◆ **REQUIRED WORK**: Give an exact copy of every line, leaving images out.
◇ ◇ ◇ ◇ ◇ ◇ ◇
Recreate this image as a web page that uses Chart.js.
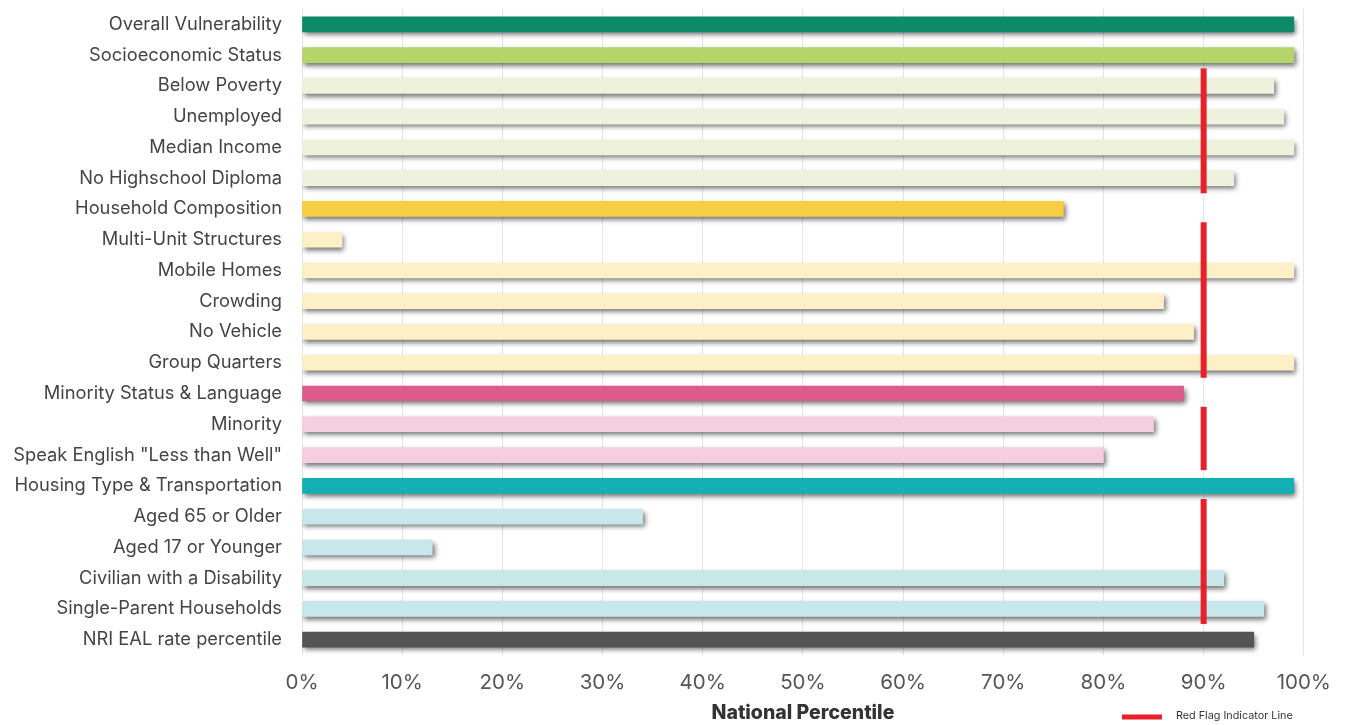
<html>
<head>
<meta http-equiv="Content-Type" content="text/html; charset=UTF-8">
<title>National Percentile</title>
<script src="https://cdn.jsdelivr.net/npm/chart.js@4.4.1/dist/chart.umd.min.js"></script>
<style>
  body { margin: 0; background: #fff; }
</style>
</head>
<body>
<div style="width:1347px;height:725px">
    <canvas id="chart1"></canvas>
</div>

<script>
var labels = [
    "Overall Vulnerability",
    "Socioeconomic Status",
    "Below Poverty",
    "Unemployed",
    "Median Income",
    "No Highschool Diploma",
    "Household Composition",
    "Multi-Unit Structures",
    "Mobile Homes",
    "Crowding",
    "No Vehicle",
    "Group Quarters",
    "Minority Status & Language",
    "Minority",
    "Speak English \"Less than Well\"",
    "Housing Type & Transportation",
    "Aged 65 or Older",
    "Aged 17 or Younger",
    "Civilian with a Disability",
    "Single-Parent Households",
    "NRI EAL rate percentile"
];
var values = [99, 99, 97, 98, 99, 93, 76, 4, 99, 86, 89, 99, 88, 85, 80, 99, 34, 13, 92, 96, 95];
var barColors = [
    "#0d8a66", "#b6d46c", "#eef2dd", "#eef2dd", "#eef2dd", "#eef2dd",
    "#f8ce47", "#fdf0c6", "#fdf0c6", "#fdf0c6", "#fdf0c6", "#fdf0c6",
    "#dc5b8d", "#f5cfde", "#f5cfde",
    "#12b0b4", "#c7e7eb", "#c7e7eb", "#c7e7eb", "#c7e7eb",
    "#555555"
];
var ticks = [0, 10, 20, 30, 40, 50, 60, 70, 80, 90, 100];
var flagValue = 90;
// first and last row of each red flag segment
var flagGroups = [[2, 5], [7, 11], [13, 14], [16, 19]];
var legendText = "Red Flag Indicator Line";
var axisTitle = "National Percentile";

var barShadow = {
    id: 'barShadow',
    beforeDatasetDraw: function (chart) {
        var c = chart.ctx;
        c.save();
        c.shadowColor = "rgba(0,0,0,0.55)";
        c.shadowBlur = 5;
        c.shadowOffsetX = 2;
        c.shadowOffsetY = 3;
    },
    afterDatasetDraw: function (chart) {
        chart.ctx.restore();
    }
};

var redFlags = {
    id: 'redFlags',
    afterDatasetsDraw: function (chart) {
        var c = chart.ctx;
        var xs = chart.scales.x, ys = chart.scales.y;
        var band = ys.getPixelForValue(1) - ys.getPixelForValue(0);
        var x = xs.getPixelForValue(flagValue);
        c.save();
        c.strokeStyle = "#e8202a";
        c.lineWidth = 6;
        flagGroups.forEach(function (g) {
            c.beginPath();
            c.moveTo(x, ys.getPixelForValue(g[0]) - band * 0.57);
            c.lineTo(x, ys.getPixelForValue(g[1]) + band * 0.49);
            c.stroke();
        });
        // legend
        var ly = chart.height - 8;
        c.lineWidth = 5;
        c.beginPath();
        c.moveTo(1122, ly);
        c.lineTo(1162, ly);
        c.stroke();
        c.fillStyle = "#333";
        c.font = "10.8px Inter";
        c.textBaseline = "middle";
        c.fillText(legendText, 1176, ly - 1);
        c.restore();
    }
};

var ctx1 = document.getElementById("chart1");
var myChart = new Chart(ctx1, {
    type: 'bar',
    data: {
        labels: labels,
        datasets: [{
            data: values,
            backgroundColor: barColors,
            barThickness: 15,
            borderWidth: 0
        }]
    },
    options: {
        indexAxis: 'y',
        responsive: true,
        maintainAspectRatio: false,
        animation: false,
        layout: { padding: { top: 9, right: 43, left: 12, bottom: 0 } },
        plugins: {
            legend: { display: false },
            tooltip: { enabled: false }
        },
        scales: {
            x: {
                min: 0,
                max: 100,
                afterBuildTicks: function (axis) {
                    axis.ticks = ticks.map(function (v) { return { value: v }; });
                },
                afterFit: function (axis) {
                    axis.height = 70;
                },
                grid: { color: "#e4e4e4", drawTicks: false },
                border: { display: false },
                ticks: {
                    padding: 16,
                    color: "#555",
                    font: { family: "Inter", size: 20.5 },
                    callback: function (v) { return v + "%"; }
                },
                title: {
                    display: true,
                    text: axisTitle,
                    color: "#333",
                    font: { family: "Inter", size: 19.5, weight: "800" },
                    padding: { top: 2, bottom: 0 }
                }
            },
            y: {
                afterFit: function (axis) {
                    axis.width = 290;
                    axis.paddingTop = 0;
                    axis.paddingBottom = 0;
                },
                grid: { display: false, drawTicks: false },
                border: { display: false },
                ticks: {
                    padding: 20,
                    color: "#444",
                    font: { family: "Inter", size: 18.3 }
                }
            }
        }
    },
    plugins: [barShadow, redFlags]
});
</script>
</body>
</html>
◇ ◇ ◇ ◇ ◇ ◇ ◇
◆ **PROBLEM SOLUTION**:
Recreate this image as a web page that uses Chart.js.
<html>
<head>
<meta http-equiv="Content-Type" content="text/html; charset=UTF-8">
<title>National Percentile</title>
<script src="https://cdn.jsdelivr.net/npm/chart.js@4.4.1/dist/chart.umd.min.js"></script>
<style>
  body { margin: 0; background: #fff; }
</style>
</head>
<body>
<div style="width:1347px;height:725px">
    <canvas id="chart1"></canvas>
</div>

<script>
var labels = [
    "Overall Vulnerability",
    "Socioeconomic Status",
    "Below Poverty",
    "Unemployed",
    "Median Income",
    "No Highschool Diploma",
    "Household Composition",
    "Multi-Unit Structures",
    "Mobile Homes",
    "Crowding",
    "No Vehicle",
    "Group Quarters",
    "Minority Status & Language",
    "Minority",
    "Speak English \"Less than Well\"",
    "Housing Type & Transportation",
    "Aged 65 or Older",
    "Aged 17 or Younger",
    "Civilian with a Disability",
    "Single-Parent Households",
    "NRI EAL rate percentile"
];
var values = [99, 99, 97, 98, 99, 93, 76, 4, 99, 86, 89, 99, 88, 85, 80, 99, 34, 13, 92, 96, 95];
var barColors = [
    "#0d8a66", "#b6d46c", "#eef2dd", "#eef2dd", "#eef2dd", "#eef2dd",
    "#f8ce47", "#fdf0c6", "#fdf0c6", "#fdf0c6", "#fdf0c6", "#fdf0c6",
    "#dc5b8d", "#f5cfde", "#f5cfde",
    "#12b0b4", "#c7e7eb", "#c7e7eb", "#c7e7eb", "#c7e7eb",
    "#555555"
];
var ticks = [0, 10, 20, 30, 40, 50, 60, 70, 80, 90, 100];
var flagValue = 90;
// first and last row of each red flag segment
var flagGroups = [[2, 5], [7, 11], [13, 14], [16, 19]];
var legendText = "Red Flag Indicator Line";
var axisTitle = "National Percentile";

var barShadow = {
    id: 'barShadow',
    beforeDatasetDraw: function (chart) {
        var c = chart.ctx;
        c.save();
        c.shadowColor = "rgba(0,0,0,0.55)";
        c.shadowBlur = 5;
        c.shadowOffsetX = 2;
        c.shadowOffsetY = 3;
    },
    afterDatasetDraw: function (chart) {
        chart.ctx.restore();
    }
};

var redFlags = {
    id: 'redFlags',
    afterDatasetsDraw: function (chart) {
        var c = chart.ctx;
        var xs = chart.scales.x, ys = chart.scales.y;
        var band = ys.getPixelForValue(1) - ys.getPixelForValue(0);
        var x = xs.getPixelForValue(flagValue);
        c.save();
        c.strokeStyle = "#e8202a";
        c.lineWidth = 6;
        flagGroups.forEach(function (g) {
            c.beginPath();
            c.moveTo(x, ys.getPixelForValue(g[0]) - band * 0.57);
            c.lineTo(x, ys.getPixelForValue(g[1]) + band * 0.49);
            c.stroke();
        });
        // legend
        var ly = chart.height - 8;
        c.lineWidth = 5;
        c.beginPath();
        c.moveTo(1122, ly);
        c.lineTo(1162, ly);
        c.stroke();
        c.fillStyle = "#333";
        c.font = "10.8px Inter";
        c.textBaseline = "middle";
        c.fillText(legendText, 1176, ly - 1);
        c.restore();
    }
};

var ctx1 = document.getElementById("chart1");
var myChart = new Chart(ctx1, {
    type: 'bar',
    data: {
        labels: labels,
        datasets: [{
            data: values,
            backgroundColor: barColors,
            barThickness: 15,
            borderWidth: 0
        }]
    },
    options: {
        indexAxis: 'y',
        responsive: true,
        maintainAspectRatio: false,
        animation: false,
        layout: { padding: { top: 9, right: 43, left: 12, bottom: 0 } },
        plugins: {
            legend: { display: false },
            tooltip: { enabled: false }
        },
        scales: {
            x: {
                min: 0,
                max: 100,
                afterBuildTicks: function (axis) {
                    axis.ticks = ticks.map(function (v) { return { value: v }; });
                },
                afterFit: function (axis) {
                    axis.height = 70;
                },
                grid: { color: "#e4e4e4", drawTicks: false },
                border: { display: false },
                ticks: {
                    padding: 16,
                    color: "#555",
                    font: { family: "Inter", size: 20.5 },
                    callback: function (v) { return v + "%"; }
                },
                title: {
                    display: true,
                    text: axisTitle,
                    color: "#333",
                    font: { family: "Inter", size: 19.5, weight: "800" },
                    padding: { top: 2, bottom: 0 }
                }
            },
            y: {
                afterFit: function (axis) {
                    axis.width = 290;
                    axis.paddingTop = 0;
                    axis.paddingBottom = 0;
                },
                grid: { display: false, drawTicks: false },
                border: { display: false },
                ticks: {
                    padding: 20,
                    color: "#444",
                    font: { family: "Inter", size: 18.3 }
                }
            }
        }
    },
    plugins: [barShadow, redFlags]
});
</script>
</body>
</html>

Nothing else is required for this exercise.